シンプルなトラックと直接的ではなく深みのある歌詞。桜が散るのを眺めながら聴きたい。日本的な美意識があり洗練された趣を感じる。曲を聴いて浮かぶ情景が細部まで想像でき、小説のような曲の構成は聴いていて飽きない。

別れから始まる新しいこと

『ウララ』 ビッケブランカ

新しく春がくる喜びを軽快なメロディーで表現している。キャッチーさ満点の曲調で、相手の幸福な未来を願う明るく前向きな別れの歌。こんなに清々しい「さよなら」という言葉を聞くのは生まれて初めてだった。ビッケブランカ本人が軽やかに歌い踊るミュージカル風なMVも見ていて楽しい。

『桜が咲く前に』 きのこ帝国

花の咲く前の春の情景が浮かび、胸がつまるような切なさとあたたかさを感じる。
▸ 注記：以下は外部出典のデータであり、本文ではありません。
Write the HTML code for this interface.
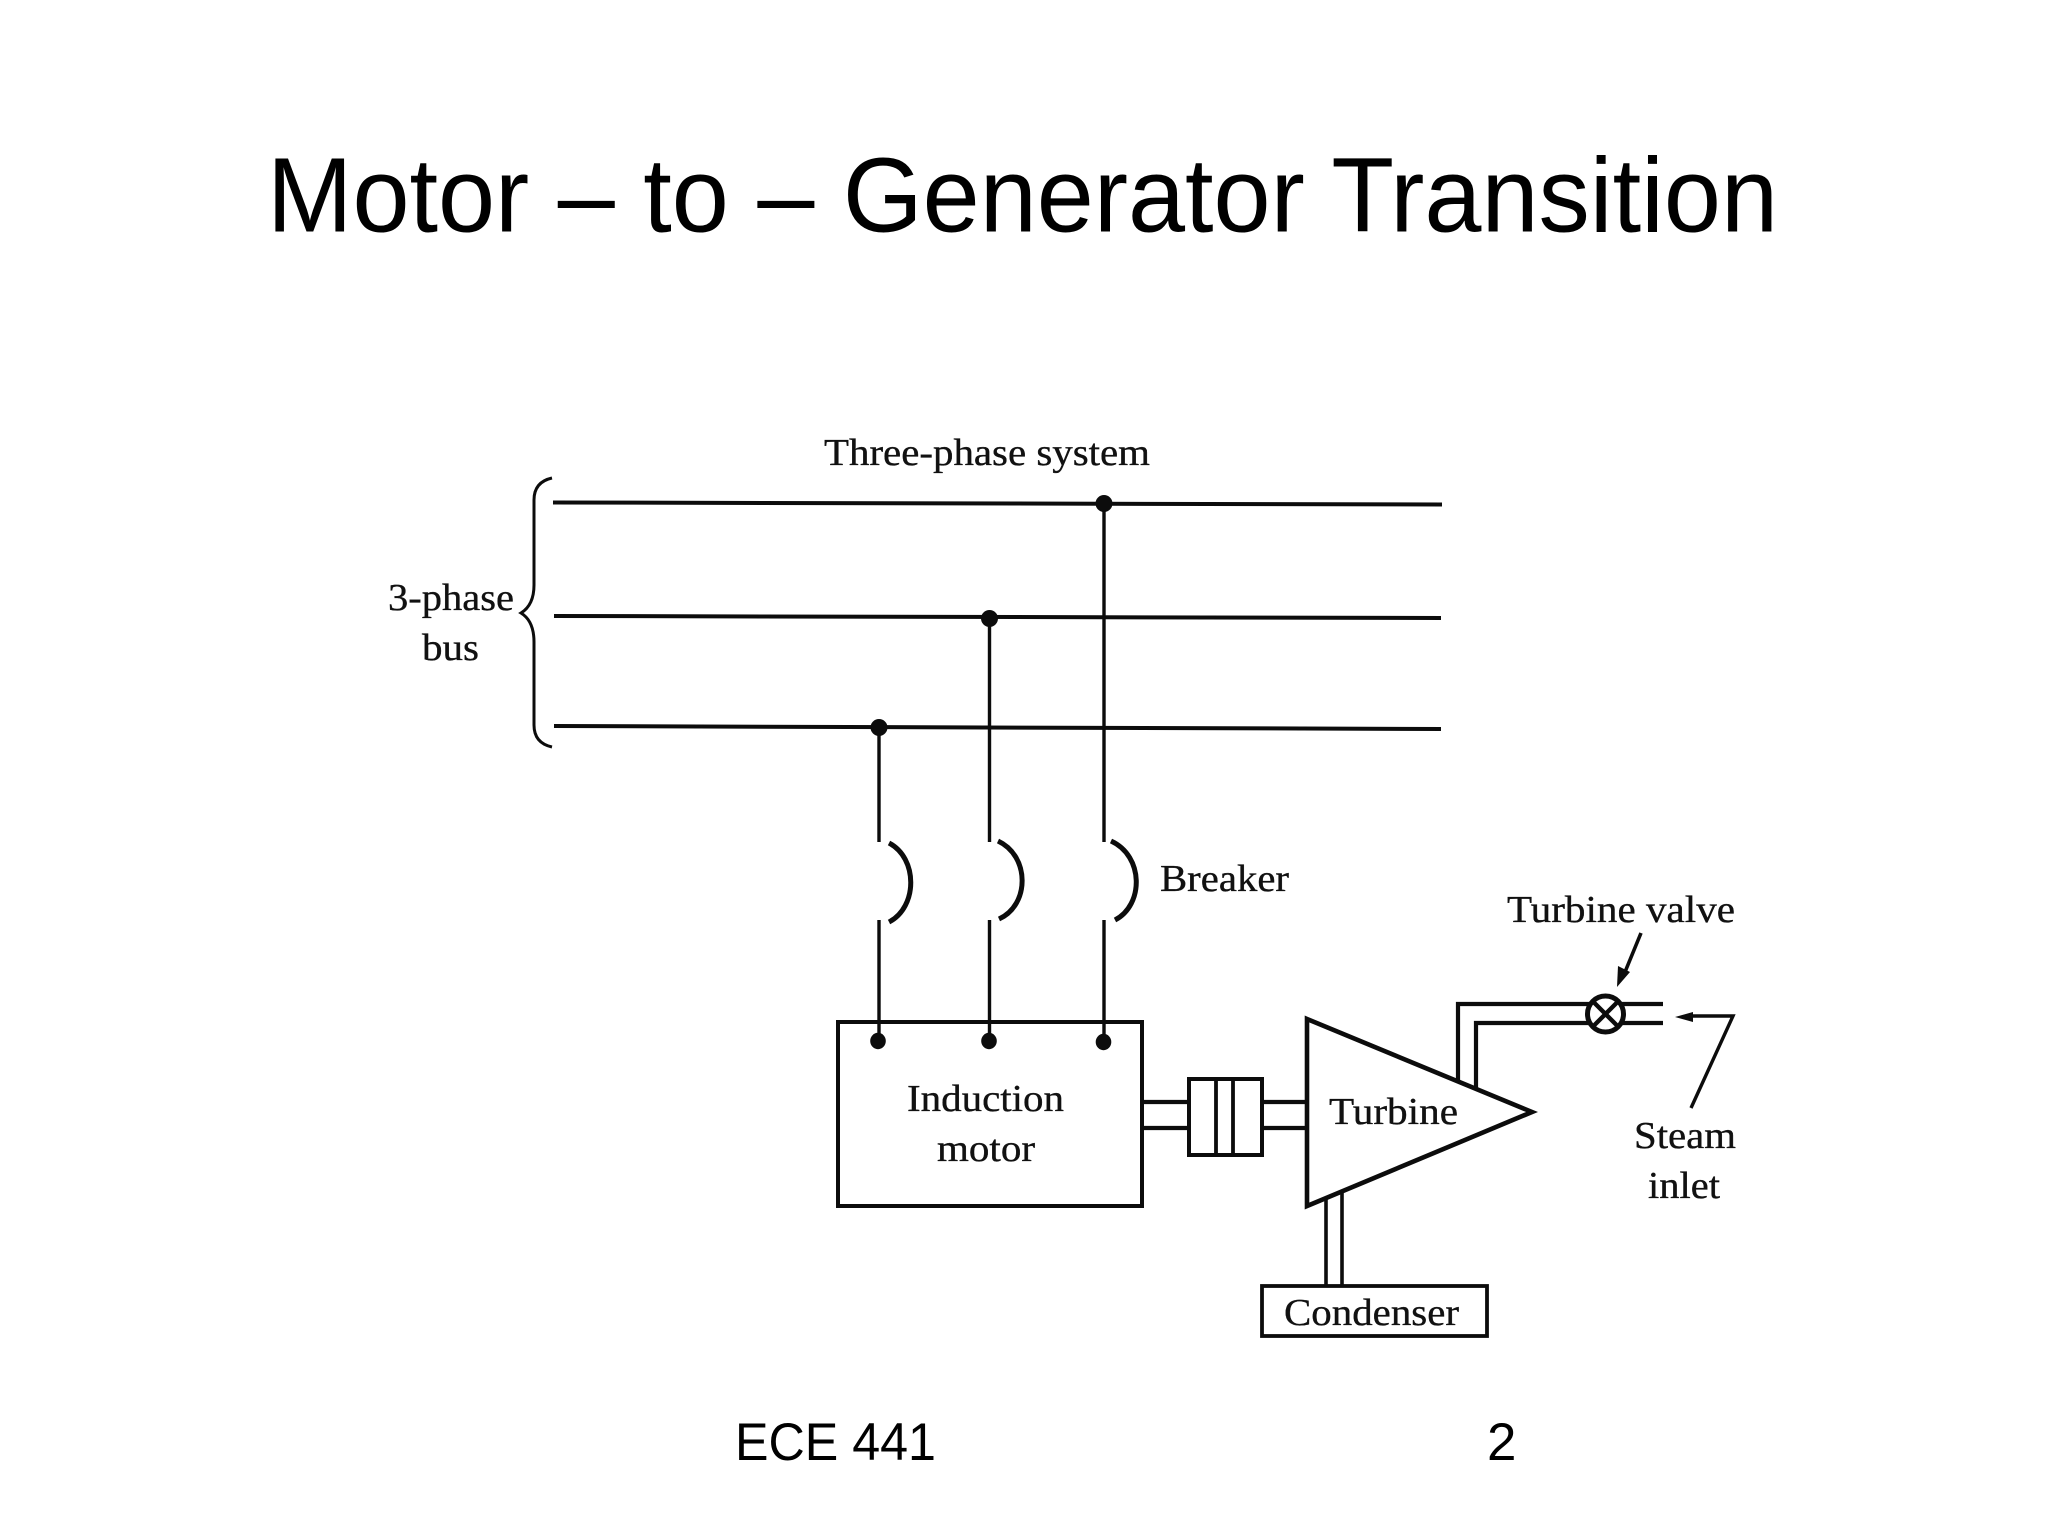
<!DOCTYPE html>
<html><head><meta charset="utf-8"><title>Motor – to – Generator Transition</title>
<style>html,body{margin:0;padding:0;background:#fff;width:2048px;height:1536px;overflow:hidden}svg{display:block}
.s{font-family:"Liberation Serif",serif;font-size:38px;fill:#111;stroke:#111;stroke-width:.35}
.a{font-family:"Liberation Sans",sans-serif;fill:#000}
.l{fill:none;stroke:#0c0c0c;stroke-linecap:butt;stroke-linejoin:miter}
</style></head><body>
<svg width="2048" height="1536" viewBox="0 0 2048 1536" xmlns="http://www.w3.org/2000/svg">
<rect width="2048" height="1536" fill="#fff"/>
<text class="a" x="267" y="231.5" font-size="105.8" textLength="1511" lengthAdjust="spacingAndGlyphs">Motor – to – Generator Transition</text>
<text class="a" x="735" y="1460" font-size="52.9" textLength="201" lengthAdjust="spacingAndGlyphs">ECE 441</text>
<text class="a" x="1487" y="1460" font-size="52.9">2</text>

<text class="s" x="824" y="465" textLength="326" lengthAdjust="spacingAndGlyphs">Three-phase system</text>
<text class="s" x="388" y="610" textLength="126" lengthAdjust="spacingAndGlyphs">3-phase</text>
<text class="s" x="422" y="660" textLength="57" lengthAdjust="spacingAndGlyphs">bus</text>
<text class="s" x="1160" y="891" textLength="129" lengthAdjust="spacingAndGlyphs">Breaker</text>
<text class="s" x="1507" y="922" textLength="228" lengthAdjust="spacingAndGlyphs">Turbine valve</text>
<text class="s" x="907" y="1111" textLength="157" lengthAdjust="spacingAndGlyphs">Induction</text>
<text class="s" x="937" y="1161" textLength="98" lengthAdjust="spacingAndGlyphs">motor</text>
<text class="s" x="1329" y="1124" textLength="129" lengthAdjust="spacingAndGlyphs">Turbine</text>
<text class="s" x="1634" y="1148" textLength="102" lengthAdjust="spacingAndGlyphs">Steam</text>
<text class="s" x="1648" y="1198" textLength="72" lengthAdjust="spacingAndGlyphs">inlet</text>
<text class="s" x="1284" y="1325" textLength="175" lengthAdjust="spacingAndGlyphs">Condenser</text>

<!-- brace -->
<path class="l" stroke-width="3" d="M552 478 Q534 482 534 500 L534 585 Q534 605 521 613 Q534 621 534 642 L534 725 Q534 743 552 747"/>
<!-- buses -->
<path class="l" stroke-width="4" d="M553 502.5 L1442 504.5 M554 616 L1441 618 M554 726 L1441 729"/>
<!-- verticals -->
<path class="l" stroke-width="3.4" d="M1104 503 V842 M1104 920 V1041 M989.5 618 V842 M989.5 920 V1041 M879 727 V842 M879 920 V1041"/>
<!-- bus and motor dots -->
<g fill="#0c0c0c">
<ellipse cx="1104" cy="503.5" rx="8.5" ry="8.5"/><ellipse cx="989.5" cy="618.5" rx="8.5" ry="8.5"/><ellipse cx="879" cy="727.5" rx="8.5" ry="8.5"/>
<ellipse cx="878" cy="1041" rx="7.8" ry="8.2"/><ellipse cx="989" cy="1041" rx="7.8" ry="8.2"/><ellipse cx="1103.5" cy="1042" rx="7.8" ry="8.2"/>
</g>
<!-- breakers -->
<path class="l" stroke-width="5" d="M889 843 C918 858 918 907 889 922 M998 841 C1030 856 1030 905 999 919 M1111 841 C1144 856 1144 905 1115 920"/>
<!-- motor -->
<rect class="l" stroke-width="4" x="838" y="1022" width="304" height="184"/>
<!-- shaft and coupling -->
<path class="l" stroke-width="4.2" d="M1142 1102 H1189 M1142 1128 H1189 M1262 1102 H1307 M1262 1128 H1307"/>
<rect class="l" stroke-width="4" x="1189" y="1079" width="73" height="76"/>
<path class="l" stroke-width="3.8" d="M1216 1079 V1155 M1233 1079 V1155"/>
<!-- turbine -->
<path class="l" stroke-width="4.6" d="M1307 1019 L1532 1112 L1307 1206 Z"/>
<!-- steam pipe -->
<path class="l" stroke-width="4.2" d="M1458 1081 V1004 H1663 M1476 1088 V1023 H1663"/>
<!-- valve -->
<circle cx="1605.5" cy="1014" r="18" fill="#fff" stroke="#0c0c0c" stroke-width="5"/>
<path class="l" stroke-width="4.4" d="M1593.5 1002 L1617.5 1026 M1617.5 1002 L1593.5 1026"/>
<!-- arrows -->
<path class="l" stroke-width="3.6" d="M1641 933 L1625 972"/>
<path fill="#0c0c0c" d="M1617 987 L1618 966 L1630 972 Z"/>
<path class="l" stroke-width="3.4" d="M1691 1108 L1733 1016 H1690"/>
<path fill="#0c0c0c" d="M1675 1017 L1693 1012 L1693 1022 Z"/>
<!-- condenser -->
<path class="l" stroke-width="3.6" d="M1326 1198 V1286 M1342 1191 V1286"/>
<rect class="l" stroke-width="3.8" x="1262" y="1286" width="225" height="50"/>
</svg>
</body></html>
生きていくことの楽しさと寂しさは表裏一体であり、だからこそ美しいと思う。この楽曲のMVは若手写真家・奥山由之が手がけており、切なく美しい曲にフィルムカメラのようなハイキーな色調の映像が非常に合っている。

『花が咲く道』 THE CHARM PARK

これから別々の道を歩く大切な人とまた会えるように、立ち止まらないように歩き続ける。そんな前向きなメッセージをTHE CHARM PARKが美しい歌声で表現する。彼の繊細で正確なギターテクニックも必聴ポイント。

『エイプリル』 mol-74

今はもういない大切な誰かを思い出すような曲。傷つけて傷つけられて、お互いに変わってしまったけれど、春になると思い出してしまう。感情の乗った歌詞を淡々とした声音で歌っていて、そのギャップがかえってエモーショナルさを増幅させている。

『Lily』 SALU

不安や悲しみで身動きが取れないとき、やわらかに優しく、そっと背中を押してくれるような曲。いろいろなことがある春という季節、思わず立ち止まりそうになるときに聴きたい。